Six Elements of Crappy Meeting Liberation
Stop Wasting Your Time and Everyone Else’s
We all like to go ballistic on how awful meetings are.
Human beings are notoriously bad at screwing up a good thing.
Meetings are no different.
A meeting is two or more people communicating, creating, or consoling.
We get together and build things, decide things, solve things, expound upon things, learn things, enjoy things…that is a meeting. They are awesome. You should love them to death.
However, every time we teach a class or work with a client, when we ask people to list out what interrupts them or stops them from getting work done… meetings is at the top of the list.
Right along with e-mails, phone calls, drive-bys, quick chats, “just a minute”s, and on and on and on.
In other words, right along with other words for meetings.
Over the last few weeks, I’ve been working on the “Meetings that Work” class for Modus Institute. It’s a series of videos that I thought were going to talk about different formats, ways to draw attention, visualizations, etc.
What ended up happening, instead, was I rapidly realized that e-mails are meetings, slack chats are meetings, quick chats over the cubicle wall … are meetings. They are all interruptions, they are all meetings, they are all crucial for getting work done.
We have more and more and more and more of them because we have no idea how to just talk to each other.
It’s not the format of our meetings, it’s the style of our communication that is a problem. It is how we as a team or a company agree to work together. How we allow ourselves and others to concentrate. When we interrupt, with what, and how.
All of these combine to create your team’s collaborative way of working.
The Six Elements of Crappy Meeting Liberation
Here’s my six favorite ideas (there are many more) from the online Meetings that Work class:
- Recognize Meeting Fatigue. Meeting fatigue comes from the volume of meetings, the variety of them, and randomness of schedule — lots of different meetings happening at different times does not allow people to build focus and complete their work. Even if the meeting is helpful, it still feels like an interruption. The more meetings you have randomly split throughout the day, the more context switching and the less task completion anyone is capable of.

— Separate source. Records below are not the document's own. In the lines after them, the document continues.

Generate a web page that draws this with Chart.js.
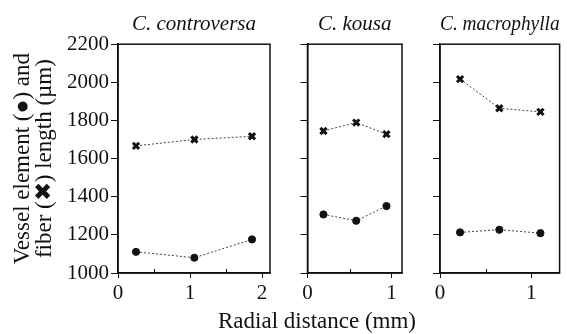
<!DOCTYPE html>
<html>
<head>
<meta charset="utf-8">
<script src="https://cdn.jsdelivr.net/npm/chart.js@4"></script>
<style>
body { margin: 0; background: #fff; }
#wrap { position: relative; width: 567px; height: 334px; background: #fff; }
#wrap canvas { position: absolute; top: 0; }
#xtitle { position: absolute; left: 117px; width: 400px; top: 309px; text-align: center;
  font: 23px "Liberation Serif", serif; line-height: 24px; color: #111; }
</style>
</head>
<body>
<div id="wrap">
<canvas id="c1" width="280" height="334" style="left:0px"></canvas>
<canvas id="c2" width="130" height="334" style="left:280px"></canvas>
<canvas id="c3" width="157" height="334" style="left:410px"></canvas>
<div id="xtitle">Radial distance (mm)</div>
</div>
<script>
// radial distance (mm) of each sample, per species
var controversaX = [0.25, 1.06, 1.86];
var kousaX = [0.19, 0.58, 0.94];
var macrophyllaX = [0.22, 0.65, 1.10];

// vessel element length (um)
var controversaVessel = [1111, 1080, 1176];
var kousaVessel = [1307, 1274, 1351];
var macrophyllaVessel = [1213, 1227, 1209];

// fiber length (um)
var controversaFiber = [1667, 1700, 1717];
var kousaFiber = [1745, 1789, 1728];
var macrophyllaFiber = [2017, 1864, 1845];

var yTicks = [1000, 1200, 1400, 1600, 1800, 2000, 2200];
var xTicksWide = [0, 1, 2];
var xTicksNarrow = [0, 1];
var xMinorWide = [0.5, 1.5];
var xMinorNarrow = [0.5];

var FONT = "'Liberation Serif', serif";
var INK = "#111";

var framePlugin = {
	id: "frame",
	afterDraw: function(chart) {
		var a = chart.chartArea;
		var ctx = chart.ctx;
		ctx.save();
		ctx.strokeStyle = INK;
		ctx.lineWidth = 1.5;
		ctx.strokeRect(a.left, a.top, a.right - a.left, a.bottom - a.top);
		// small inward minor ticks on the x axis
		var minor = chart.options.plugins.frame.minor || [];
		var sx = chart.scales.x;
		ctx.lineWidth = 1;
		ctx.beginPath();
		for (var i = 0; i < minor.length; ++i) {
			var px = Math.round(sx.getPixelForValue(minor[i])) + 0.5;
			ctx.moveTo(px, a.bottom);
			ctx.lineTo(px, a.bottom - 4);
		}
		ctx.stroke();
		ctx.restore();
	}
};

function toPoints(xs, ys) {
	var pts = [];
	for (var i = 0; i < xs.length; ++i) {
		pts.push({ x: xs[i], y: ys[i] });
	}
	return pts;
}

function plain(value) {
	return String(value);
}

function drawPanel(id, title, xs, vessel, fiber, xMax, xTicks, xMinor, yWidth, padRight, first) {

	var series = function(data, style, radius, bw) {
		return {
			data: data,
			showLine: true,
			borderColor: "#444",
			borderWidth: 1,
			borderDash: [2, 2],
			pointStyle: style,
			pointRadius: radius,
			pointBorderWidth: bw,
			pointBackgroundColor: INK,
			pointBorderColor: INK
		};
	};

	new Chart(document.getElementById(id), {
		type: "scatter",
		data: {
			datasets: [
				series(toPoints(xs, vessel), "circle", 3.6, 1),
				series(toPoints(xs, fiber), "crossRot", 4.4, 3)
			]
		},
		options: {
			responsive: false,
			animation: false,
			layout: { padding: { left: 0, right: padRight, top: 0, bottom: 0 } },
			plugins: {
				legend: { display: false },
				tooltip: { enabled: false },
				frame: { minor: xMinor },
				title: {
					display: true,
					text: title,
					fullSize: false,
					color: INK,
					font: { family: FONT, size: 21, style: "italic", weight: "normal" },
					padding: { top: 12, bottom: 7 }
				}
			},
			scales: {
				x: {
					type: "linear",
					min: 0,
					max: xMax,
					afterBuildTicks: function(scale) {
						scale.ticks = xTicks.map(function(v) { return { value: v }; });
					},
					afterFit: function(scale) { scale.height = 61; },
					border: { display: true, color: INK, width: 1.5 },
					grid: { drawOnChartArea: false, drawTicks: true, tickLength: 5, color: INK, tickColor: INK },
					ticks: { color: INK, padding: 3, maxRotation: 0, callback: plain, font: { family: FONT, size: 21 } }
				},
				y: {
					type: "linear",
					min: 1000,
					max: 2200,
					afterBuildTicks: function(scale) {
						scale.ticks = yTicks.map(function(v) { return { value: v }; });
					},
					afterFit: function(scale) { scale.width = yWidth; },
					border: { display: true, color: INK, width: 1.5 },
					grid: { drawOnChartArea: false, drawTicks: true, tickLength: 7, color: INK, tickColor: INK },
					ticks: { display: first, color: INK, padding: 2, callback: plain, font: { family: FONT, size: 21 } },
					title: {
						display: first,
						text: ["Vessel element (\u25CF) and", "fiber (\u2716) length (\u00B5m)"],
						color: INK,
						font: { family: FONT, size: 23, lineHeight: 0.96 },
						padding: { top: 12, bottom: 0 }
					}
				}
			}
		},
		plugins: [framePlugin]
	});
}

drawPanel("c1", "C. controversa", controversaX, controversaVessel, controversaFiber, 2.11, xTicksWide, xMinorWide, 118, 10, true);
drawPanel("c2", "C. kousa", kousaX, kousaVessel, kousaFiber, 1.125, xTicksNarrow, xMinorNarrow, 27.5, 8, false);
drawPanel("c3", "C. macrophylla", macrophyllaX, macrophyllaVessel, macrophyllaFiber, 1.31, xTicksNarrow, xMinorNarrow, 30, 4, false);
</script>
</body>
</html>
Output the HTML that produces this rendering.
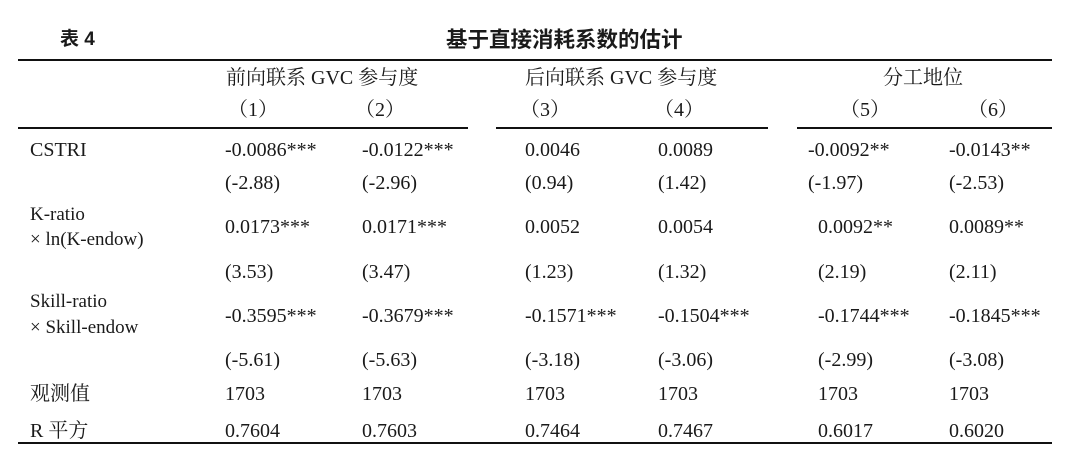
<!DOCTYPE html>
<html><head><meta charset="utf-8"><style>
body{margin:0;width:1080px;height:472px;background:#fff;position:relative;overflow:hidden;font-family:"Liberation Serif","Noto Serif CJK SC",serif;font-size:20px;color:#1a1a1a}
.t{position:absolute;white-space:nowrap;line-height:22px}
.s{font-family:"Liberation Sans","Noto Sans CJK SC",sans-serif;font-weight:bold}
.l{position:absolute;height:2px;background:#111}
</style></head><body>
<div class="t s" style="left:60px;top:29px;font-size:19px">表 4</div>
<div class="t s" style="left:446px;top:29px;font-size:21.5px">基于直接消耗系数的估计</div>
<div class="l" style="left:18px;top:59px;width:1034px"></div>
<div class="t" style="left:226px;top:67px">前向联系 GVC 参与度</div>
<div class="t" style="left:525px;top:67px">后向联系 GVC 参与度</div>
<div class="t" style="left:883px;top:67px">分工地位</div>
<div class="t" style="left:228px;top:99px">（1）</div>
<div class="t" style="left:355px;top:99px">（2）</div>
<div class="t" style="left:520px;top:99px">（3）</div>
<div class="t" style="left:654px;top:99px">（4）</div>
<div class="t" style="left:840px;top:99px">（5）</div>
<div class="t" style="left:968px;top:99px">（6）</div>
<div class="l" style="left:18px;top:127px;width:450px"></div>
<div class="l" style="left:496px;top:127px;width:272px"></div>
<div class="l" style="left:797px;top:127px;width:255px"></div>

<div class="t" style="left:30px;top:139px">CSTRI</div>
<div class="t" style="left:225px;top:139px">-0.0086***</div>
<div class="t" style="left:362px;top:139px">-0.0122***</div>
<div class="t" style="left:525px;top:139px">0.0046</div>
<div class="t" style="left:658px;top:139px">0.0089</div>
<div class="t" style="left:808px;top:139px">-0.0092**</div>
<div class="t" style="left:949px;top:139px">-0.0143**</div>

<div class="t" style="left:225px;top:172px">(-2.88)</div>
<div class="t" style="left:362px;top:172px">(-2.96)</div>
<div class="t" style="left:525px;top:172px">(0.94)</div>
<div class="t" style="left:658px;top:172px">(1.42)</div>
<div class="t" style="left:808px;top:172px">(-1.97)</div>
<div class="t" style="left:949px;top:172px">(-2.53)</div>

<div class="t" style="left:30px;top:204px;font-size:19px">K-ratio</div>
<div class="t" style="left:30px;top:229px;font-size:19px">× ln(K-endow)</div>
<div class="t" style="left:225px;top:216px">0.0173***</div>
<div class="t" style="left:362px;top:216px">0.0171***</div>
<div class="t" style="left:525px;top:216px">0.0052</div>
<div class="t" style="left:658px;top:216px">0.0054</div>
<div class="t" style="left:818px;top:216px">0.0092**</div>
<div class="t" style="left:949px;top:216px">0.0089**</div>

<div class="t" style="left:225px;top:261px">(3.53)</div>
<div class="t" style="left:362px;top:261px">(3.47)</div>
<div class="t" style="left:525px;top:261px">(1.23)</div>
<div class="t" style="left:658px;top:261px">(1.32)</div>
<div class="t" style="left:818px;top:261px">(2.19)</div>
<div class="t" style="left:949px;top:261px">(2.11)</div>

<div class="t" style="left:30px;top:291px;font-size:19px">Skill-ratio</div>
<div class="t" style="left:30px;top:317px;font-size:19px">× Skill-endow</div>
<div class="t" style="left:225px;top:305px">-0.3595***</div>
<div class="t" style="left:362px;top:305px">-0.3679***</div>
<div class="t" style="left:525px;top:305px">-0.1571***</div>
<div class="t" style="left:658px;top:305px">-0.1504***</div>
<div class="t" style="left:818px;top:305px">-0.1744***</div>
<div class="t" style="left:949px;top:305px">-0.1845***</div>

<div class="t" style="left:225px;top:349px">(-5.61)</div>
<div class="t" style="left:362px;top:349px">(-5.63)</div>
<div class="t" style="left:525px;top:349px">(-3.18)</div>
<div class="t" style="left:658px;top:349px">(-3.06)</div>
<div class="t" style="left:818px;top:349px">(-2.99)</div>
<div class="t" style="left:949px;top:349px">(-3.08)</div>

<div class="t" style="left:30px;top:383px">观测值</div>
<div class="t" style="left:225px;top:383px">1703</div>
<div class="t" style="left:362px;top:383px">1703</div>
<div class="t" style="left:525px;top:383px">1703</div>
<div class="t" style="left:658px;top:383px">1703</div>
<div class="t" style="left:818px;top:383px">1703</div>
<div class="t" style="left:949px;top:383px">1703</div>

<div class="t" style="left:30px;top:420px">R 平方</div>
<div class="t" style="left:225px;top:420px">0.7604</div>
<div class="t" style="left:362px;top:420px">0.7603</div>
<div class="t" style="left:525px;top:420px">0.7464</div>
<div class="t" style="left:658px;top:420px">0.7467</div>
<div class="t" style="left:818px;top:420px">0.6017</div>
<div class="t" style="left:949px;top:420px">0.6020</div>
<div class="l" style="left:18px;top:442px;width:1034px"></div>
</body></html>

- Respect One-on-ones. These are the most common type of meeting. They can be an e-mail. They can be in slack. They can be you and me quickly discussing a deliverable or a regular monthly session with upper management. They are rarely structured and often happen as flat-out interruptions. We can schedule these better, we can respect each other better, we can learn from each other better (all of which decrease the need for future meetings).
- Schedule Open office hours: Office hours and meetings deserts are important. Some teams I’ve worked with say things like, “From 10 to noon we just focus, from 2 to 4 is open hours.” That that means is that if you need something from someone, you save it until 2 pm. If you can’t, that’s fine because it’s really an emergency then. Not sure what an emergency is? Don’t worry, you’ll learn pretty quickly. :-)
- KILL STRONG AGENDAS: Strong agendas and power distance go hand-in-hand. The agenda itself creates power distance, squelches conversation, and creates numerous anti-collaborative behaviors (talking over each other, in-fighting, filibustering…)
- Be Smarter With Your Time: Working sessions and real-time information sources beat status meetings every time, in every place, in every instance, always and forever.
- Pyromania: If you downloaded and posted one of those inane 14 to 22-point lists of meeting rules that say infantilizing crap like “pay attention” or “wait your turn” or “don’t eat food,” please send me a picture of you setting it on fire. If you need 14 to 22 rules about how to have a better meeting…the meeting isn’t the problem.
Building systems to communicate better is possible.
Better communication can only happen by people…communicating.
People communicating and getting work done, decisions made, and problems solved.
Those are meetings.
Your problem isn’t “meetings” it’s what, when, and how you communicate.